Si può solo immaginare quali scenari, affascinanti ma anche inquietanti, quasi da neo-alienazione post-industriale, potrebbero essere dischiusi, sotto questo profilo, dai progressi dell’intelligenza artificiale.
Del resto, già negli Anni Sessanta Nanni Balestrini scriveva, o meglio faceva scrivere, un poema, Tape Mark, tramite un prototipo di calcolatore elettronico, il quale, con la sua artificiale intelligenza, preconizzava ciò che oggi sta accadendo. «Mentre la moltitudine delle cose accade nell’accecante / globo di fuoco, esse tornano tutte / alla loro radice, si espandono rapidamente, finché non mosse / le dita lentamente quando raggiunse la stratosfera / e giacque immobile senza parlare, trenta volte / più luminoso del sole, cercando di afferrare». È proprio verso quella luce rovente ed incorporea che ci stiamo forse avviando.

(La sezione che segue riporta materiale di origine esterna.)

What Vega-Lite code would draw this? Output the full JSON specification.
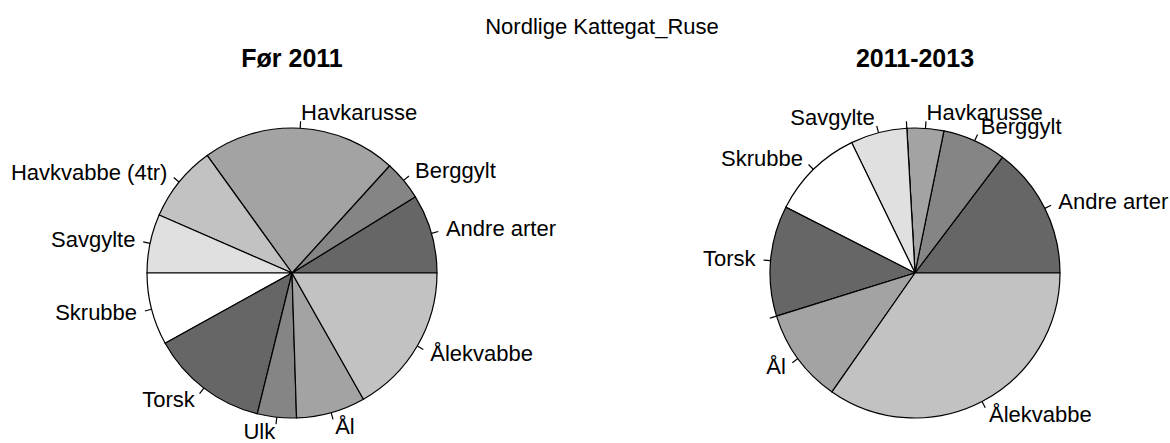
{
  "$schema": "https://vega.github.io/schema/vega-lite/v6.json",
  "autosize": {"type": "none"},
  "width": 1170,
  "height": 340,
  "padding": {"top": 103, "left": 0, "right": 0, "bottom": 0},
  "background": "white",
  "title": {
    "text": "Nordlige Kattegat_Ruse",
    "frame": "group",
    "anchor": "middle",
    "orient": "top",
    "offset": -9,
    "dx": 17,
    "baseline": "alphabetic",
    "font": "Liberation Sans",
    "fontSize": 22,
    "fontWeight": "normal",
    "color": "black"
  },
  "data": {
    "values": [
      {"period": "Før 2011", "species": "Andre arter", "pct": 8.8},
      {"period": "Før 2011", "species": "Berggylt", "pct": 4.45},
      {"period": "Før 2011", "species": "Havkarusse", "pct": 21.7},
      {"period": "Før 2011", "species": "Havkvabbe (4tr)", "pct": 8.5},
      {"period": "Før 2011", "species": "Savgylte", "pct": 6.55},
      {"period": "Før 2011", "species": "Skrubbe", "pct": 8.05},
      {"period": "Før 2011", "species": "Torsk", "pct": 13.1},
      {"period": "Før 2011", "species": "Ulk", "pct": 4.35},
      {"period": "Før 2011", "species": "Ål", "pct": 7.7},
      {"period": "Før 2011", "species": "Ålekvabbe", "pct": 16.8},
      {"period": "2011-2013", "species": "Andre arter", "pct": 14.7},
      {"period": "2011-2013", "species": "Berggylt", "pct": 7.1},
      {"period": "2011-2013", "species": "Havkarusse", "pct": 4.1},
      {"period": "2011-2013", "species": "Havkvabbe (4tr)", "pct": 0},
      {"period": "2011-2013", "species": "Savgylte", "pct": 6.3},
      {"period": "2011-2013", "species": "Skrubbe", "pct": 10.3},
      {"period": "2011-2013", "species": "Torsk", "pct": 12.3},
      {"period": "2011-2013", "species": "Ulk", "pct": 0},
      {"period": "2011-2013", "species": "Ål", "pct": 10.5},
      {"period": "2011-2013", "species": "Ålekvabbe", "pct": 34.7}
    ]
  },
  "transform": [
    {"stack": "pct", "groupby": ["period"], "sort": [{"field": "species", "order": "ascending"}], "as": ["p0", "p1"]},
    {"calculate": "(datum.p0 + datum.p1) / 2", "as": "pm"}
  ],
  "encoding": {
    "x": {
      "field": "period",
      "type": "nominal",
      "scale": {"type": "point", "padding": 0, "domain": ["Før 2011", "2011-2013"], "range": [292, 915]},
      "axis": null
    }
  },
  "layer": [
    {
      "mark": {"type": "arc", "radius": 145, "stroke": "black", "strokeWidth": 1.2},
      "encoding": {
        "theta": {"field": "p0", "type": "quantitative", "stack": null, "scale": {"domain": [0, 100], "range": [1.5707963, -4.712389]}},
        "theta2": {"field": "p1"},
        "color": {
          "field": "species",
          "type": "nominal",
          "scale": {
            "domain": ["Andre arter", "Berggylt", "Havkarusse", "Havkvabbe (4tr)", "Savgylte", "Skrubbe", "Torsk", "Ulk", "Ål", "Ålekvabbe"],
            "range": ["#666666", "#858585", "#A3A3A3", "#C2C2C2", "#E0E0E0", "#FFFFFF", "#666666", "#858585", "#A3A3A3", "#C2C2C2"]
          },
          "legend": null
        }
      }
    },
    {
      "mark": {"type": "arc", "radius": 145, "radius2": 152, "fill": null, "stroke": "black", "strokeWidth": 1.2},
      "encoding": {
        "theta": {"field": "pm", "type": "quantitative", "stack": null},
        "theta2": {"field": "pm"}
      }
    },
    {
      "transform": [{"filter": "datum.pct > 0 && (datum.pm < 25 || datum.pm > 75)"}],
      "mark": {"type": "text", "radius": 160, "align": "left", "baseline": "middle", "font": "Liberation Sans", "fontSize": 22, "color": "black"},
      "encoding": {
        "theta": {"field": "pm", "type": "quantitative", "stack": null},
        "text": {"field": "species"}
      }
    },
    {
      "transform": [{"filter": "datum.pct > 0 && datum.pm >= 25 && datum.pm <= 75"}],
      "mark": {"type": "text", "radius": 160, "align": "right", "baseline": "middle", "font": "Liberation Sans", "fontSize": 22, "color": "black"},
      "encoding": {
        "theta": {"field": "pm", "type": "quantitative", "stack": null},
        "text": {"field": "species"}
      }
    },
    {
      "transform": [{"aggregate": [{"op": "count", "as": "n"}], "groupby": ["period"]}],
      "mark": {"type": "text", "dy": -206, "align": "center", "baseline": "alphabetic", "font": "Liberation Sans", "fontSize": 25, "fontWeight": "bold", "color": "black"},
      "encoding": {
        "text": {"field": "period"}
      }
    }
  ],
  "config": {"view": {"stroke": null}}
}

18. E infine tu, lettore, che sei arrivato qui inserendo nel motore di ricerca misteriose alchimie di rare parole dense di significato, di storia, di cultura ‒ tu sei, come diceva un grande critico, «della mia stessa razza». Molto probabilmente, appartieni anche tu a quella che un tempo fu forse un’élite intellettuale, ora è una minoranza ignorata, disperata e brada (non esagero, poiché per alcuni, per pochi invero, la cultura è vita, il pensiero è la parte di noi più durevole e pura). Un abbraccio, mon semblable, mon frère.